THE PROBLEM
Repeat the data word for word. Do not include the pictures.

DATASET EXCERPT
◇ ◇ ◇ ◇ ◇
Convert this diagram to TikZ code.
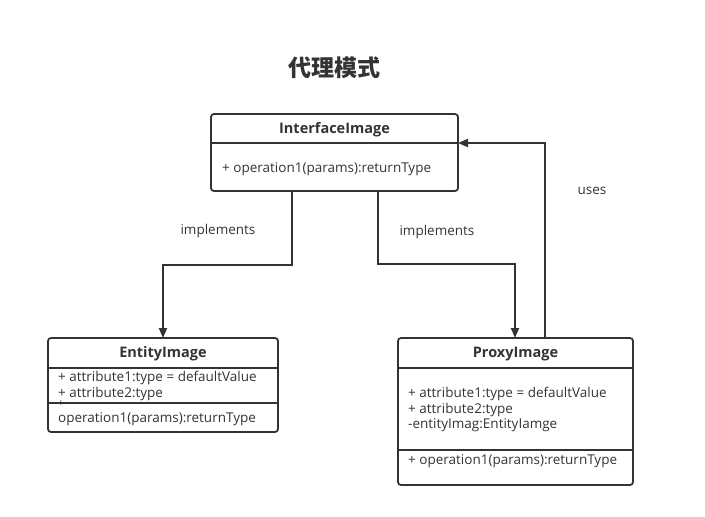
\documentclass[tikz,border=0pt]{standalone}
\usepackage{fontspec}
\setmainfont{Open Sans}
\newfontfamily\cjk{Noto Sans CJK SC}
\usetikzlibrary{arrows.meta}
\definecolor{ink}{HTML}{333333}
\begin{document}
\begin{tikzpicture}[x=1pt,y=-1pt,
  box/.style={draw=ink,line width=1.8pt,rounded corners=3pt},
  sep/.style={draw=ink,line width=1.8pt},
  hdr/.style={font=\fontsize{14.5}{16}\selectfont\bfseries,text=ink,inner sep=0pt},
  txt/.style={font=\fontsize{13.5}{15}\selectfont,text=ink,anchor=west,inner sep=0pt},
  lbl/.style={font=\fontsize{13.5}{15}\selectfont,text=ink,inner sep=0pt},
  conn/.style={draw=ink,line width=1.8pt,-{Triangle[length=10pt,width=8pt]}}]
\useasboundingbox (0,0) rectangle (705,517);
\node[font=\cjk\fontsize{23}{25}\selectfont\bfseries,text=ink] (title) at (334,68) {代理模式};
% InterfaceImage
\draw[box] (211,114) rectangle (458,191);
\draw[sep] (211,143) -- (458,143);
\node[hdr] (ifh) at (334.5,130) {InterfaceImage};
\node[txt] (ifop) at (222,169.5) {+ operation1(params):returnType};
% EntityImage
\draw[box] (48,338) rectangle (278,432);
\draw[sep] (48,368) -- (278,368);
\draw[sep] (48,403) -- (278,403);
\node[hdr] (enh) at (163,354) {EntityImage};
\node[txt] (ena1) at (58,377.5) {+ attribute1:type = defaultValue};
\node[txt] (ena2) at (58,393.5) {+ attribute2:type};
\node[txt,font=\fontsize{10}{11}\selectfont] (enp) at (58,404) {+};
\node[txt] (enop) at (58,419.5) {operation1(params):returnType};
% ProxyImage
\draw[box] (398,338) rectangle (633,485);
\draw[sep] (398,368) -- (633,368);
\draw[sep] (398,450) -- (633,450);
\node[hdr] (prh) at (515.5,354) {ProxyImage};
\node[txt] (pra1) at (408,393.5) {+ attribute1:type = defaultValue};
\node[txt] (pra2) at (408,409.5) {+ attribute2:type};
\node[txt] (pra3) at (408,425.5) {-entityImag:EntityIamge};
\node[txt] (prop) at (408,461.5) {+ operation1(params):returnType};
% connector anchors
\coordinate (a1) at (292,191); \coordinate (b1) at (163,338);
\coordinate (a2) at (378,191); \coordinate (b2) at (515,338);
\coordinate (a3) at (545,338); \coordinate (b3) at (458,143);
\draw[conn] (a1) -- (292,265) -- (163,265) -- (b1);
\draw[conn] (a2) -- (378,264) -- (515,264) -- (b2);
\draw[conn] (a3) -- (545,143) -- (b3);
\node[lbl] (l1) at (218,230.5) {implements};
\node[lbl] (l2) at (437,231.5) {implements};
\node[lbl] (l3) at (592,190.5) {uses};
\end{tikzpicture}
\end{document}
◇ ◇ ◇ ◇ ◇
PROBLEM SOLUTION
Convert this diagram to TikZ code.
\documentclass[tikz,border=0pt]{standalone}
\usepackage{fontspec}
\setmainfont{Open Sans}
\newfontfamily\cjk{Noto Sans CJK SC}
\usetikzlibrary{arrows.meta}
\definecolor{ink}{HTML}{333333}
\begin{document}
\begin{tikzpicture}[x=1pt,y=-1pt,
  box/.style={draw=ink,line width=1.8pt,rounded corners=3pt},
  sep/.style={draw=ink,line width=1.8pt},
  hdr/.style={font=\fontsize{14.5}{16}\selectfont\bfseries,text=ink,inner sep=0pt},
  txt/.style={font=\fontsize{13.5}{15}\selectfont,text=ink,anchor=west,inner sep=0pt},
  lbl/.style={font=\fontsize{13.5}{15}\selectfont,text=ink,inner sep=0pt},
  conn/.style={draw=ink,line width=1.8pt,-{Triangle[length=10pt,width=8pt]}}]
\useasboundingbox (0,0) rectangle (705,517);
\node[font=\cjk\fontsize{23}{25}\selectfont\bfseries,text=ink] (title) at (334,68) {代理模式};
% InterfaceImage
\draw[box] (211,114) rectangle (458,191);
\draw[sep] (211,143) -- (458,143);
\node[hdr] (ifh) at (334.5,130) {InterfaceImage};
\node[txt] (ifop) at (222,169.5) {+ operation1(params):returnType};
% EntityImage
\draw[box] (48,338) rectangle (278,432);
\draw[sep] (48,368) -- (278,368);
\draw[sep] (48,403) -- (278,403);
\node[hdr] (enh) at (163,354) {EntityImage};
\node[txt] (ena1) at (58,377.5) {+ attribute1:type = defaultValue};
\node[txt] (ena2) at (58,393.5) {+ attribute2:type};
\node[txt,font=\fontsize{10}{11}\selectfont] (enp) at (58,404) {+};
\node[txt] (enop) at (58,419.5) {operation1(params):returnType};
% ProxyImage
\draw[box] (398,338) rectangle (633,485);
\draw[sep] (398,368) -- (633,368);
\draw[sep] (398,450) -- (633,450);
\node[hdr] (prh) at (515.5,354) {ProxyImage};
\node[txt] (pra1) at (408,393.5) {+ attribute1:type = defaultValue};
\node[txt] (pra2) at (408,409.5) {+ attribute2:type};
\node[txt] (pra3) at (408,425.5) {-entityImag:EntityIamge};
\node[txt] (prop) at (408,461.5) {+ operation1(params):returnType};
% connector anchors
\coordinate (a1) at (292,191); \coordinate (b1) at (163,338);
\coordinate (a2) at (378,191); \coordinate (b2) at (515,338);
\coordinate (a3) at (545,338); \coordinate (b3) at (458,143);
\draw[conn] (a1) -- (292,265) -- (163,265) -- (b1);
\draw[conn] (a2) -- (378,264) -- (515,264) -- (b2);
\draw[conn] (a3) -- (545,143) -- (b3);
\node[lbl] (l1) at (218,230.5) {implements};
\node[lbl] (l2) at (437,231.5) {implements};
\node[lbl] (l3) at (592,190.5) {uses};
\end{tikzpicture}
\end{document}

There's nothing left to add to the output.